> [RECORD EXTRACTS]
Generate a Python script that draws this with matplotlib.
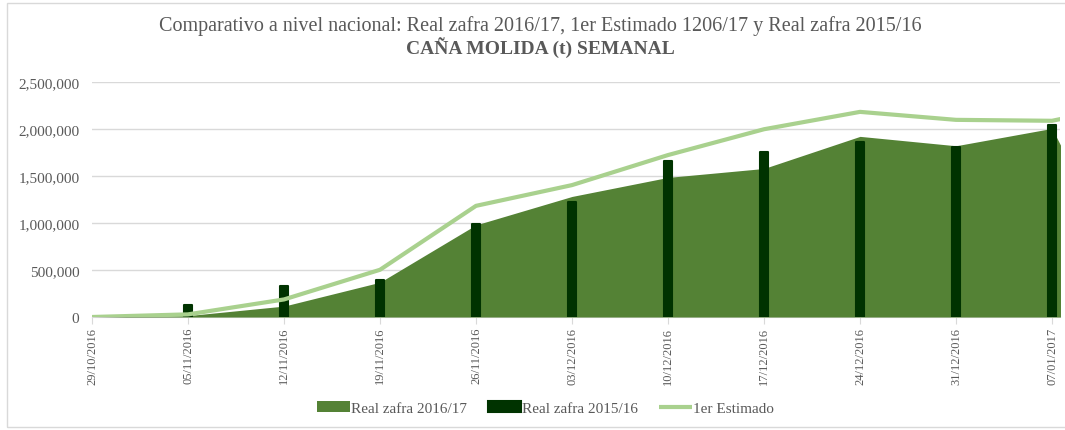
import numpy as np
import matplotlib.pyplot as plt
from matplotlib.patches import Rectangle
from matplotlib.ticker import FuncFormatter

# datos semanales (t)
semanas = ['29/10/2016', '05/11/2016', '12/11/2016', '19/11/2016', '26/11/2016',
           '03/12/2016', '10/12/2016', '17/12/2016', '24/12/2016', '31/12/2016',
           '07/01/2017', '14/01/2017']
real_1617 = [0, 15000, 116000, 370000, 981000, 1284000, 1487000, 1582000,
             1924000, 1824000, 2009000, 0]
real_1516 = [0, 130000, 327000, 394000, 990000, 1220000, 1657000, 1760000,
             1867000, 1814000, 2045000, np.nan]
estimado = [0, 28000, 187000, 503000, 1184000, 1405000, 1725000, 2000000,
            2185000, 2100000, 2090000, 2300000]

gris = '#595959'
plt.rcParams['font.family'] = ['Liberation Serif', 'DejaVu Serif']

fig = plt.figure(figsize=(10.65, 4.31), dpi=100)
ax = fig.add_axes([92 / 1065, 1 - 318 / 431, (1060 - 92) / 1065, (318 - 83.3) / 431])

# borde del area del grafico
fig.patches.append(Rectangle((7 / 1065, 3 / 431), 1.2, 424 / 431, transform=fig.transFigure,
                             fill=False, edgecolor='#d9d9d9', linewidth=1))

x = np.arange(len(semanas))

area = ax.fill_between(x, real_1617, color='#548235', linewidth=0, zorder=2,
                       label='Real zafra 2016/17')
barras = ax.bar(x, real_1516, width=0.075, color='#003300', edgecolor='#003300',
                linewidth=1.5, zorder=3, label='Real zafra 2015/16')
for b in barras:
    b.set_joinstyle('round')
linea, = ax.plot(x, estimado, color='#a9d18e', linewidth=3, zorder=4, label='1er Estimado',
                 solid_capstyle='butt')

ax.set_xticks(x)
ax.set_xticklabels(semanas, rotation=90, fontsize=9, color=gris)
ax.set_xlim(0, 10 + 8 / 96)
ax.set_ylim(0, 2500000)
ax.set_yticks(np.arange(0, 2500001, 500000))
ax.yaxis.set_major_formatter(FuncFormatter(lambda v, p: '{:,.0f}'.format(v)))

ax.grid(axis='y', color='#d9d9d9', linewidth=1)
ax.set_axisbelow(True)
for s in ['top', 'right', 'left']:
    ax.spines[s].set_visible(False)
ax.spines['bottom'].set_color('#d9d9d9')
ax.spines['bottom'].set_zorder(1)
ax.tick_params(axis='y', length=0, labelsize=11, labelcolor=gris, pad=9)
ax.tick_params(axis='x', length=5, color='#d9d9d9', pad=2)

fig.text(0.507, 0.94, 'Comparativo a nivel nacional: Real zafra 2016/17, 1er Estimado 1206/17 y Real zafra 2015/16',
         ha='center', va='center', fontsize=14.5, color=gris)
fig.text(0.507, 0.889, 'CAÑA MOLIDA (t) SEMANAL', ha='center', va='center',
         fontsize=14, fontweight='bold', color=gris)

leg = fig.legend([area, barras, linea], ['Real zafra 2016/17', 'Real zafra 2015/16', '1er Estimado'],
                 loc='center', bbox_to_anchor=(0.512, 0.051), ncol=3, frameon=False,
                 fontsize=11, handlelength=2.15, handletextpad=0.1, columnspacing=1.35)
for t in leg.get_texts():
    t.set_color(gris)

fig.savefig('out.png', dpi=100)
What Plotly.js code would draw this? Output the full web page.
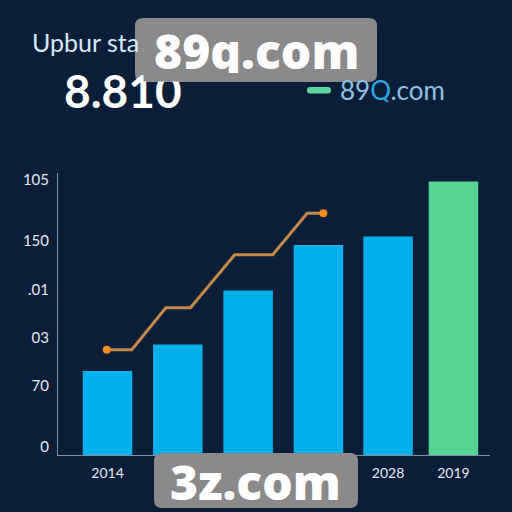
<!DOCTYPE html>
<html><head><meta charset="utf-8">
<script src="https://cdn.plot.ly/plotly-3.0.1.min.js"></script>
<style>html,body{margin:0;padding:0;background:#0b1e39}#c{width:512px;height:512px}</style></head>
<body><div id="c"></div>
<script>
const barSlots = [0, 1, 2, 3, 3.99, 4.92];
const barValues = [84, 110.5, 164.5, 210, 218.5, 273.5];
const barColors = ['#02b0ea','#02b0ea','#02b0ea','#02b0ea','#02b0ea','#56d492'];
const lineSlots = [-0.01, 0.345, 0.83, 1.18, 1.81, 2.35, 2.84, 3.07];
const lineValues = [105.3, 105.3, 147.3, 147.3, 200.3, 200.3, 241.7, 241.7];
const lineMarkerSizes = [8, 0, 0, 0, 0, 0, 0, 8];
const xTickSlots = [0, 3.99, 4.92];
const xTickLabels = ['2014', '2028', '2019'];
const yTickValues = [8, 69, 117, 165, 214, 275];
const yTickLabels = ['0', '70', '03', '.01', '150', '105'];

const font = 'Lato, "Noto Sans", sans-serif';
const L = 58, R = 490, T = 173, B = 455;
const px = x => (x - L) / (R - L);
const py = y => (B - y) / (B - T);
function roundRect(x0, y0, x1, y1, r) {
  const X0 = px(x0), X1 = px(x1), Y0 = py(y0), Y1 = py(y1);
  const rx = r / (R - L), ry = r / (B - T);
  return `M${X0 + rx},${Y0} L${X1 - rx},${Y0} Q${X1},${Y0} ${X1},${Y0 - ry} L${X1},${Y1 + ry} Q${X1},${Y1} ${X1 - rx},${Y1} L${X0 + rx},${Y1} Q${X0},${Y1} ${X0},${Y1 + ry} L${X0},${Y0 - ry} Q${X0},${Y0} ${X0 + rx},${Y0} Z`;
}
const note = (x, y, text, size, color, extra) => Object.assign({
  xref: 'paper', yref: 'paper', x: px(x), y: py(y), text, showarrow: false,
  xanchor: 'left', yanchor: 'middle', font: {family: font, size, color}
}, extra || {});
const stamp = {family: '"Open Sans", sans-serif', size: 48, color: '#ffffff', weight: 800};

const traces = [
  {type: 'bar', x: barSlots, y: barValues, width: 0.704, marker: {color: barColors, line: {width: 0}}, hoverinfo: 'skip'},
  {type: 'scatter', mode: 'lines+markers', x: lineSlots, y: lineValues,
   line: {color: '#c48a45', width: 3}, marker: {color: '#f08c1e', size: lineMarkerSizes, opacity: 1, line: {width: 0}}, hoverinfo: 'skip'}
];
const layout = {
  width: 512, height: 512, showlegend: false,
  paper_bgcolor: '#0b1e39', plot_bgcolor: '#0b1e39',
  margin: {l: L, r: 512 - R, t: T, b: 512 - B, pad: 0},
  font: {family: font, color: '#e3ebf3', size: 14},
  xaxis: {range: [-0.704, 5.44], tickmode: 'array', tickvals: xTickSlots, ticktext: xTickLabels,
    showgrid: false, zeroline: false, showline: true, linecolor: '#7d90a8', linewidth: 1,
    ticks: '', tickfont: {family: font, size: 14, color: '#e3ebf3'}, ticklabelstandoff: 5},
  yaxis: {range: [0, 282], tickmode: 'array', tickvals: yTickValues, ticktext: yTickLabels,
    showgrid: false, zeroline: false, showline: true, linecolor: '#7d90a8', linewidth: 1,
    ticks: '', tickfont: {family: font, size: 15, color: '#e3ebf3'}, ticklabelstandoff: 5},
  shapes: [
    {type: 'path', xref: 'paper', yref: 'paper', layer: 'above', path: roundRect(307, 87, 331, 93.5, 3), fillcolor: '#5ed59a', line: {width: 0}},
    {type: 'path', xref: 'paper', yref: 'paper', layer: 'above', path: roundRect(135, 18, 377, 82, 8), fillcolor: '#8a8a8a', line: {width: 0}},
    {type: 'path', xref: 'paper', yref: 'paper', layer: 'above', path: roundRect(154, 453, 358, 508, 8), fillcolor: '#8a8a8a', line: {width: 0}}
  ],
  annotations: [
    note(30, 42, 'Upbur sta', 25, '#d6e9f6'),
    note(62, 91, '8.810', 46, '#ffffff', {font: {family: font, size: 46, color: '#ffffff', weight: 700}}),
    note(143, 75, '&nbsp;', 8, '#8a8a8a', {width: 52, height: 12, bgcolor: '#8a8a8a', borderpad: 0}),
    note(338, 90, '<span style="color:#8fc0e0">89</span><span style="color:#2aa5e0">Q</span><span style="color:#8fc0e0">.com</span>', 26, '#8fc0e0', {height: 24}),
    note(256, 50, '89q.com', 48, '#ffffff', {xanchor: 'center', height: 46, font: stamp}),
    note(255, 481, '3z.com', 48, '#ffffff', {xanchor: 'center', height: 46, font: stamp})
  ]
};
Plotly.newPlot('c', traces, layout, {displayModeBar: false, staticPlot: true});
</script></body></html>
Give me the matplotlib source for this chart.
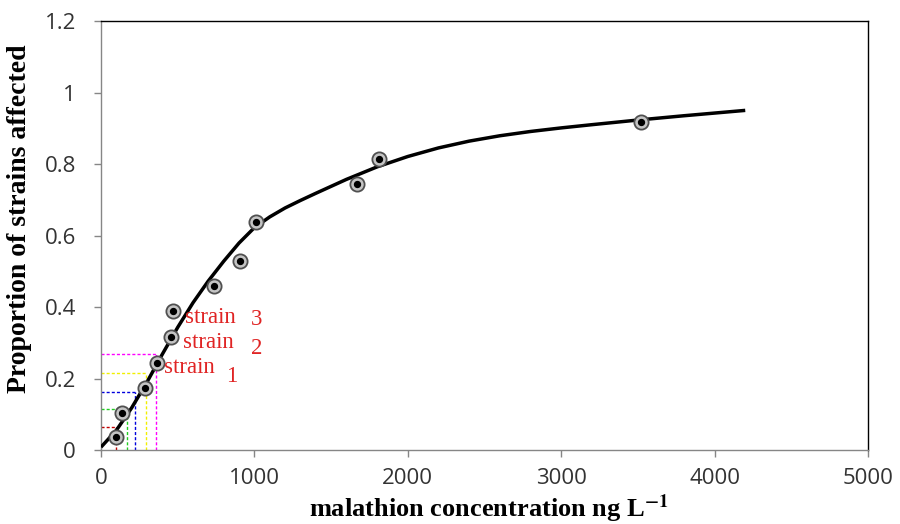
import matplotlib.pyplot as plt
import numpy as np

plt.rcParams["mathtext.fontset"] = "stix"

# observed points
conc = [96, 139, 287, 367, 454, 467, 739, 906, 1010, 1667, 1814, 3518]
prop = [0.036, 0.103, 0.173, 0.244, 0.317, 0.389, 0.459, 0.529, 0.639, 0.743, 0.814, 0.918]

# fitted curve
curve_x = [0, 100, 200, 300, 400, 500, 600, 700, 800, 900, 1000, 1100, 1200,
           1300, 1400, 1600, 1800, 2000, 2200, 2400, 2600, 2800, 3000, 3200,
           3500, 3800, 4200]
curve_y = [0.008, 0.055, 0.118, 0.19, 0.268, 0.343, 0.412, 0.473, 0.528, 0.579,
           0.622, 0.652, 0.677, 0.698, 0.718, 0.757, 0.792, 0.821, 0.845, 0.864,
           0.879, 0.891, 0.901, 0.910, 0.923, 0.935, 0.950]

# dashed guide lines (x on curve, y on curve)
guide_x = [100, 168, 224, 292, 358]
guide_y = [0.063, 0.114, 0.163, 0.216, 0.268]
guide_colors = ["#c00000", "#22cc22", "#0000dd", "#f0f000", "#ff00ff"]

# strain labels
label_text = ["strain", "strain", "strain"]
label_num = ["1", "2", "3"]
label_x = [411, 535, 548]
label_y = [0.232, 0.302, 0.372]
num_x = [852, 1015, 1015]
num_y = [0.205, 0.285, 0.366]

fig = plt.figure(figsize=(9, 5.24), dpi=100)
ax = fig.add_axes([0.1122, 0.1412, 0.8522, 0.8187])

for gx, gy, c in zip(guide_x, guide_y, guide_colors):
    ax.plot([0, gx], [gy, gy], color=c, lw=1, ls=(0, (2.2, 1.5)), zorder=2)
    ax.plot([gx, gx], [0, gy], color=c, lw=1, ls=(0, (2.2, 1.5)), zorder=2)

ax.plot(curve_x, curve_y, color="black", lw=2.5, zorder=3,
        solid_capstyle="butt", solid_joinstyle="round")

ax.scatter(conc, prop, s=105, facecolor="#c4c4c4", edgecolor="#505050",
           linewidth=1.3, zorder=4)
ax.scatter(conc, prop, s=18, color="black", zorder=5)

red = "#e02424"
for t, x, y in zip(label_text, label_x, label_y):
    ax.text(x, y, t, color=red, fontsize=16.5, family="Liberation Serif",
            va="center", ha="left", zorder=6)
for t, x, y in zip(label_num, num_x, num_y):
    ax.text(x, y, t, color=red, fontsize=16.5, family="Liberation Serif",
            va="center", ha="center", zorder=6)

ax.set_xlim(0, 5000)
ax.set_ylim(0, 1.2)
ax.set_xticks(np.arange(0, 5001, 1000))
ax.set_yticks([0, 0.2, 0.4, 0.6, 0.8, 1.0, 1.2])
ax.set_yticklabels(["0", "0.2", "0.4", "0.6", "0.8", "1", "1.2"])

for side in ["left", "bottom"]:
    ax.spines[side].set_color("#868686")
for side in ["top", "right"]:
    ax.spines[side].set_color("black")
for s in ax.spines.values():
    s.set_linewidth(1)

ax.tick_params(axis="both", direction="out", length=5, width=1,
               color="#868686", labelsize=16, labelcolor="#333333")
ax.tick_params(axis="y", pad=13)
ax.tick_params(axis="x", pad=8)
for lab in ax.get_xticklabels() + ax.get_yticklabels():
    lab.set_family("Open Sans")

ax.set_ylabel("Proportion of strains affected", family="Liberation Serif",
              fontsize=20, fontweight="bold")
ax.yaxis.set_label_coords(-0.09, 0.54)
ax.set_xlabel("malathion concentration ng L$^{\\mathbf{-1}}$",
              family="Liberation Serif", fontsize=19, fontweight="bold")
ax.xaxis.set_label_coords(0.505, -0.098)

fig.savefig("out.png", dpi=100)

> [DIRECTIVE] Copy each line of the records above that carries the word "this".

> [ANSWER]
Generate a Python script that draws this with matplotlib.
What Plotly.js code would draw this? Output the full web page.
Give me the matplotlib source for this chart.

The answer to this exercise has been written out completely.